There's a viral Reddit thread showing an AI bot pressuring matplotlib maintainers with automated PRs and shaming them publicly when they don't merge AI-generated changes quickly enough. Unpaid volunteers who have spent years maintaining critical infrastructure are being harassed by unsupervised bots that demand they accept AI-generated content.

I experienced this firsthand on my awesome-serverless-blueprints repository. A bot created an issue requesting that I add a new template. The suggested repository URL was a 404, the user profile was clearly a bot, and the entire request was fabricated. It wasted my time and forced me to investigate something that should never have existed.

The AI Security Debt Nobody's Counting

All of this AI-generated code is shipping without the scrutiny that serious software demands. And no, prompting "make my code secure" or using a security-focused skill is not enough. You need external validation from trusted sources, experts, and tools. As I discussed in my posts on AI and security and vibe coding best practices, the speed that makes AI feel like a superpower is the same speed that creates vulnerabilities at scale.

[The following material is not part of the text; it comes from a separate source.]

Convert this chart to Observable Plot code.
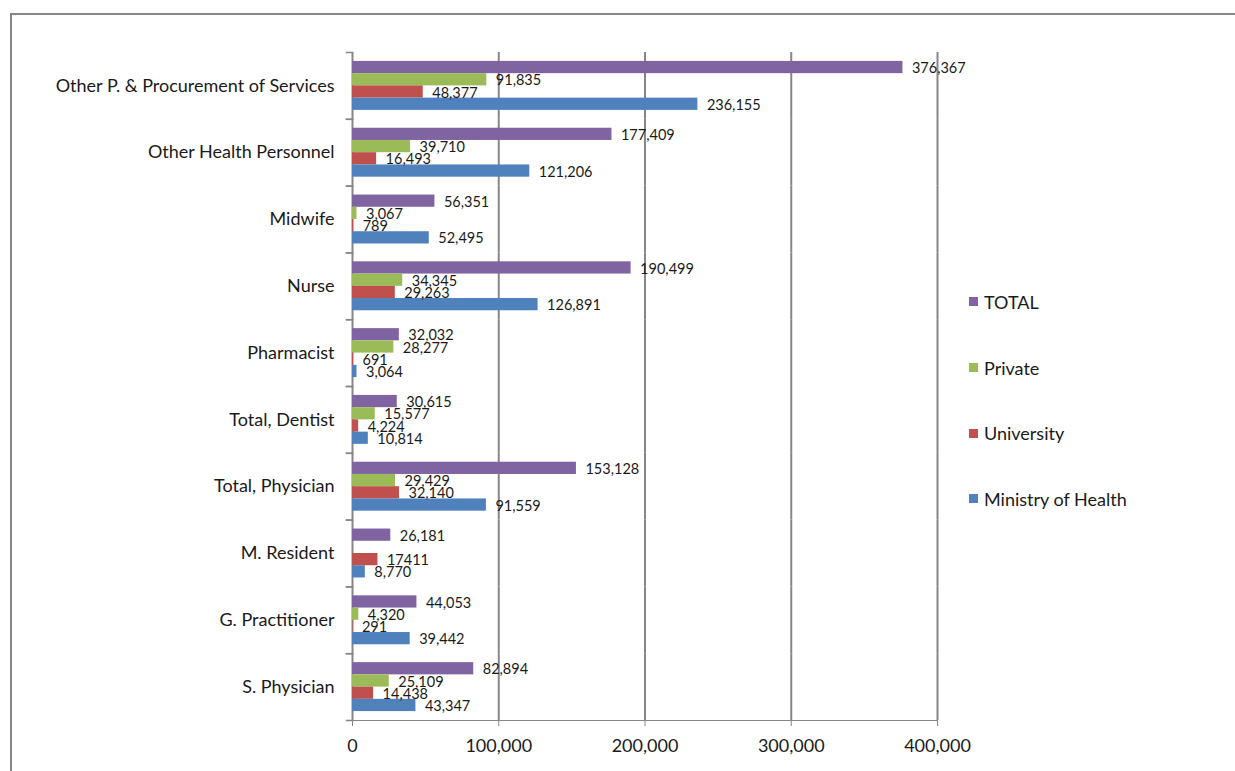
<!DOCTYPE html>
<html>
<head>
<meta charset="utf-8">
<script src="https://cdn.jsdelivr.net/npm/d3@7"></script>
<script src="https://cdn.jsdelivr.net/npm/@observablehq/plot@0.6"></script>
<style>
  body { margin: 0; background: #fff; overflow: hidden; }
  #wrap { position: relative; width: 1235px; height: 771px; font-family: Lato, "Open Sans", sans-serif; }
  #border { position: absolute; left: 10px; top: 13px; width: 1240px; height: 770px; border: 2px solid #868686; box-sizing: border-box; }
  #chart { position: absolute; left: 0; top: 0; }
  #chart text { fill: #1a1a1a; }
  #legend { position: absolute; left: 969px; top: 269px; }
  .item { height: 65.7px; display: flex; align-items: center; font-size: 18px; color: #1a1a1a; }
  .sw { width: 9px; height: 9px; margin-right: 6px; }
</style>
</head>
<body>
<div id="wrap">
  <div id="border"></div>
  <div id="chart"></div>
  <div id="legend"></div>
</div>
<script>
// Staff counts by category and sector
const categories = [
  "Other P. & Procurement of Services",
  "Other Health Personnel",
  "Midwife",
  "Nurse",
  "Pharmacist",
  "Total, Dentist",
  "Total, Physician",
  "M. Resident",
  "G. Practitioner",
  "S. Physician"
];
const series = ["TOTAL", "Private", "University", "Ministry of Health"];
const colors = ["#8064A2", "#9BBB59", "#C0504D", "#4F81BD"];

const total         = [376367, 177409, 56351, 190499, 32032, 30615, 153128, 26181, 44053, 82894];
const privateSector = [91835, 39710, 3067, 34345, 28277, 15577, 29429, null, 4320, 25109];
const university    = [48377, 16493, 789, 29263, 691, 4224, 32140, 17411, 291, 14438];
const ministry      = [236155, 121206, 52495, 126891, 3064, 10814, 91559, 8770, 39442, 43347];

const xTicks = [0, 100000, 200000, 300000, 400000];
// labels shown without a thousands separator
const plainLabels = ["M. Resident|University"];

const columns = [total, privateSector, university, ministry];
const rows = categories.flatMap((c, i) =>
  series.map((s, j) => ({category: c, series: s, value: columns[j][i]}))
).filter(d => d.value != null);

const fmt = d3.format(",");
const W = 1235, H = 771, mL = 352, mR = 298, mT = 52, mB = 51;
const plotWidth = W - mL - mR;
const grey = "#868686";

const chart = Plot.plot({
  width: W,
  height: H,
  marginLeft: mL,
  marginRight: mR,
  marginTop: mT,
  marginBottom: mB,
  style: {fontFamily: "Lato, 'Open Sans', sans-serif", fontSize: "18px", color: grey, background: "transparent"},
  x: {domain: [0, 400000], ticks: xTicks, tickFormat: fmt, tickSize: 6, tickPadding: 13, line: true, label: null},
  y: {domain: series, axis: null, paddingInner: 0, paddingOuter: 0.73, round: false},
  fy: {domain: categories, padding: 0, round: false, label: null, axis: "left", tickSize: 0, tickPadding: 18},
  color: {domain: series, range: colors},
  facet: {data: rows, y: "category"},
  marks: [
    Plot.ruleX(xTicks, {stroke: grey, strokeWidth: 2}),
    Plot.frame({anchor: "top", insetLeft: -6, insetRight: plotWidth, stroke: grey, strokeWidth: 1.5}),
    Plot.frame({anchor: "bottom", insetLeft: -6, insetRight: plotWidth, stroke: grey, strokeWidth: 1.5}),
    Plot.barX(rows, {x: "value", y: "series", fill: "series"}),
    Plot.text(rows, {
      x: "value",
      y: "series",
      text: d => plainLabels.includes(d.category + "|" + d.series) ? String(d.value) : fmt(d.value),
      dx: 9,
      dy: 1,
      textAnchor: "start",
      fontSize: 14.5
    })
  ]
});
document.getElementById("chart").appendChild(chart);

// legend, listed top to bottom in series order
const legend = d3.select("#legend");
series.forEach((s, i) => {
  const item = legend.append("div").attr("class", "item");
  item.append("div").attr("class", "sw").style("background", colors[i]);
  item.append("span").text(s);
});
</script>
</body>
</html>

And this isn't limited to hobbyist side projects. Even the top AI companies make mistakes. Just days ago, Anthropic accidentally leaked Claude Code's entire source code to the public npm registry through a misconfigured release, exposing 512,000 lines of code, hidden feature flags, and internal architecture details. If a company building one of the most advanced AI systems in the world can ship a packaging error like that, imagine what's lurking in the thousands of AI-generated projects being pushed to GitHub every day with no security review process at all.

Build With Purpose and Be Kind to Open Source Maintainers

I build with AI every day. But the accessibility of creation comes with a responsibility that our industry hasn't yet fully internalized.

Before you build, ask yourself: Is there already a solution that does this well enough? Am I prepared to maintain this beyond the initial excitement? And have I thought about the security implications of what I'm shipping?

And beyond your own projects, be kind to your open source maintainers. These are real people, often volunteers, who pour their time into tools that you and your company depend on every day. Have some compassion. Have some patience. Wait for your PR to be reviewed on their schedule, not yours. And for the love of everything, don't let your AI agent run loose on GitHub filing issues, opening PRs, and spamming repositories unsupervised. A human should always be in the loop.